Kate Bishop, versão feminina do Gavião Arqueiro, exerce o papel de amiga, protegida e discípula de Barton e possui grande relevância na trama. Algumas edições são inteiramente dedicadas a ela e sua incursão na cidade de Los Angeles. O relacionamento dos dois é retratado como o amor encontrado na admiração mútua da relação mentor e protegido, incluindo seus altos e baixos.

O mérito da série é ser algo que pode ser lido por qualquer pessoa, independente de conhecimento prévio do universo Marvel. A série se mantém original e criativa, mesmo trabalhando com personagens já existentes, os explorando de forma não ortodoxa e até mesmo despretensiosa. O humor é o típico da Marvel aliado ao tom de comédias televisivas.

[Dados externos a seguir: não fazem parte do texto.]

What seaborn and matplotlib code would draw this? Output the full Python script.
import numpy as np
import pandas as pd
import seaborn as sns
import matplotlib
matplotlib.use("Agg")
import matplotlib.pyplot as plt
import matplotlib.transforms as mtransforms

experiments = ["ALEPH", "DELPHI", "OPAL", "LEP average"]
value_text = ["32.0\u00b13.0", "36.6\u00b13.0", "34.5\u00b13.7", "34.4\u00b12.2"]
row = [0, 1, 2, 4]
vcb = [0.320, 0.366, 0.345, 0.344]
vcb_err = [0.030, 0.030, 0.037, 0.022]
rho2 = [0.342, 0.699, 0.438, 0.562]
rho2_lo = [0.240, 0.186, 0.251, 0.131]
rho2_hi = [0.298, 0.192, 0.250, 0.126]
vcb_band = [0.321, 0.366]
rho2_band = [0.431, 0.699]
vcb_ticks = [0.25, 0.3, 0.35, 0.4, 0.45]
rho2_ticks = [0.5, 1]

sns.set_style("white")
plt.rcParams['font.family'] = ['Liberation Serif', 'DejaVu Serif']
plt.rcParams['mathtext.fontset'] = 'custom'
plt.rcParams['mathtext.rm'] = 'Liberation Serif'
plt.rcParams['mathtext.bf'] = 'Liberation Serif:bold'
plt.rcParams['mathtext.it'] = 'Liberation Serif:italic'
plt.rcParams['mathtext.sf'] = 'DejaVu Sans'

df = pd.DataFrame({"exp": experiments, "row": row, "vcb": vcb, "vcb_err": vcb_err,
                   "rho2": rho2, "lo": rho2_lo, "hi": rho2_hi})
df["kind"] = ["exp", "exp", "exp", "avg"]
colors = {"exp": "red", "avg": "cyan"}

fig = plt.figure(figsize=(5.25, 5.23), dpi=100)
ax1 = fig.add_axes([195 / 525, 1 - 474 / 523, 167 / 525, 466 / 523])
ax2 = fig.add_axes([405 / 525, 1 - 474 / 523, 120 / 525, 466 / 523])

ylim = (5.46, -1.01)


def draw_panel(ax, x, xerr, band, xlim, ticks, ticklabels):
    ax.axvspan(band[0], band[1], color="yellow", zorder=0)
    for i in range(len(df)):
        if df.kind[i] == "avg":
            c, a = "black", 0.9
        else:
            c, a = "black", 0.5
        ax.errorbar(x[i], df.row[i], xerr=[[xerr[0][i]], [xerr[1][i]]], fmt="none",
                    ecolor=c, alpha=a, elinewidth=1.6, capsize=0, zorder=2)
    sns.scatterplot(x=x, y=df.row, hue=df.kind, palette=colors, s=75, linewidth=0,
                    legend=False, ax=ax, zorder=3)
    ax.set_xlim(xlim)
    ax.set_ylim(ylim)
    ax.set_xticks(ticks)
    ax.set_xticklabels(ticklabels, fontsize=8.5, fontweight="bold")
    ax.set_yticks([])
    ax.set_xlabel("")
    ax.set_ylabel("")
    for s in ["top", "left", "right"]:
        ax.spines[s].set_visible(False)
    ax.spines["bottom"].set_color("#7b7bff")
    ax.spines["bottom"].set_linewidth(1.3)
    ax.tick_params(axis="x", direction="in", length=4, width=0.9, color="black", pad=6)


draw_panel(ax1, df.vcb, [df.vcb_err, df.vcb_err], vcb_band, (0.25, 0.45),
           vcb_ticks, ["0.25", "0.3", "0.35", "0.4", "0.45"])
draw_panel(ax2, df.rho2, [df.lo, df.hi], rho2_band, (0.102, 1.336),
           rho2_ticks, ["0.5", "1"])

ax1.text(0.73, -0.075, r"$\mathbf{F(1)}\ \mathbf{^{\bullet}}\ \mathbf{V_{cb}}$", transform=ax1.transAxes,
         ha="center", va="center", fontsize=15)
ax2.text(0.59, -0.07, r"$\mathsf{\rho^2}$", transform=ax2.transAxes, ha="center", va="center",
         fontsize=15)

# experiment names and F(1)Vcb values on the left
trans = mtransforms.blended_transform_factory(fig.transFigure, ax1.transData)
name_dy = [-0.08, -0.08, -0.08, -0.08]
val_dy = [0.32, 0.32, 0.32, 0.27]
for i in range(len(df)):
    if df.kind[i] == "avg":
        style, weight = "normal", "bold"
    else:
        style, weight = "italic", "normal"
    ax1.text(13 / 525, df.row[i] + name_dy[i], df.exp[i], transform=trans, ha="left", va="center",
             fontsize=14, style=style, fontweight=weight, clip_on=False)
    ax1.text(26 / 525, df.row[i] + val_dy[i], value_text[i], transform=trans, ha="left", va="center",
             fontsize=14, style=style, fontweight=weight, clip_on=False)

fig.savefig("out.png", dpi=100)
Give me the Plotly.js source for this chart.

Por exemplo: nada me tira da cabeça que a breve aparição do Tony Stark no apartamento do Barton foi inspirada nisso aqui.

OKAY…THIS LOOKS BAD

A narrativa das edições não é linear. Em algumas passagens temos prévias do que será mais aprofundado em edições posteriores na visão de outros personagens. Há uma edição desenvolvida totalmente a partir da visão do personagem mais carismático de todos: Lucky (a.k.a. The Pizza Dog), o cachorro de Barton. A abordagem da percepção canina dos fatos é brilhante e sensibiliza qualquer amante de cachorros.

Outras edições são igualmente sensíveis como a que não possui textos em alguns balões de diálogo e passagens na linguagem de sinais para retratar a surdez de Barton, bem como a que destaca as relações complicadas do Arqueiro com as principais mulheres da sua vida: Natasha Romanov (Víuva Negra), Barbara Mose (Harpia) e Jessica Drew (Mulher-Aranha).

São alguns recursos utilizados para romper paradigmas estabelecidos no começo da série a exemplo do texto de abertura:

Clint Barton também conhecido como Gavião Arqueiro: se tornou o melhor atirador conhecido pela humanidade e se juntou aos Vingadores. Isto é o que ele faz quando não é um vingador e é tudo que você precisa saber”.

O texto foi revisto algumas vezes para se adequar ao abordado na edição ou por pura galhofa. As ilustrações do David Aja (e equipe criativa) ajudam a moldar o tom clássico e visceral da série, chegando a lembrar artes do Hergé (As Aventuras de Tintin.)

SUDDENLY EVERYBODY’S METALLICA’S DRUMMER

Basicamente, Hawkeye (2012-2015) é uma das melhores HQs que eu já li. Se por um lado, fiquei órfão com seu término, consegui resgatar um hábito antigo em contrapartida. Imagino que o futuro reserva o status de clássico definitivo dos quadrinhos para esta história do Arqueiro falastrão. Pode até se tornar fonte para outras adaptações: quem sabe um seriado do Netflix inspirado naquele outro seriado do Netflix?

Hawkeye (2012-2015) está disponível em versão digital (somente em inglês) para compra no Comixology. Cada edição custa por volta de 2 dólares.

“You asked about the Avengers. Y’wanna know the best part about being an Avenger? Having Captain America around you all the time. He just—the guy just brings out the absolute best in people. You want to be good when he’s around. You really do.

Ivan, look around you real quick. Because right now, Captain America ain’t here.”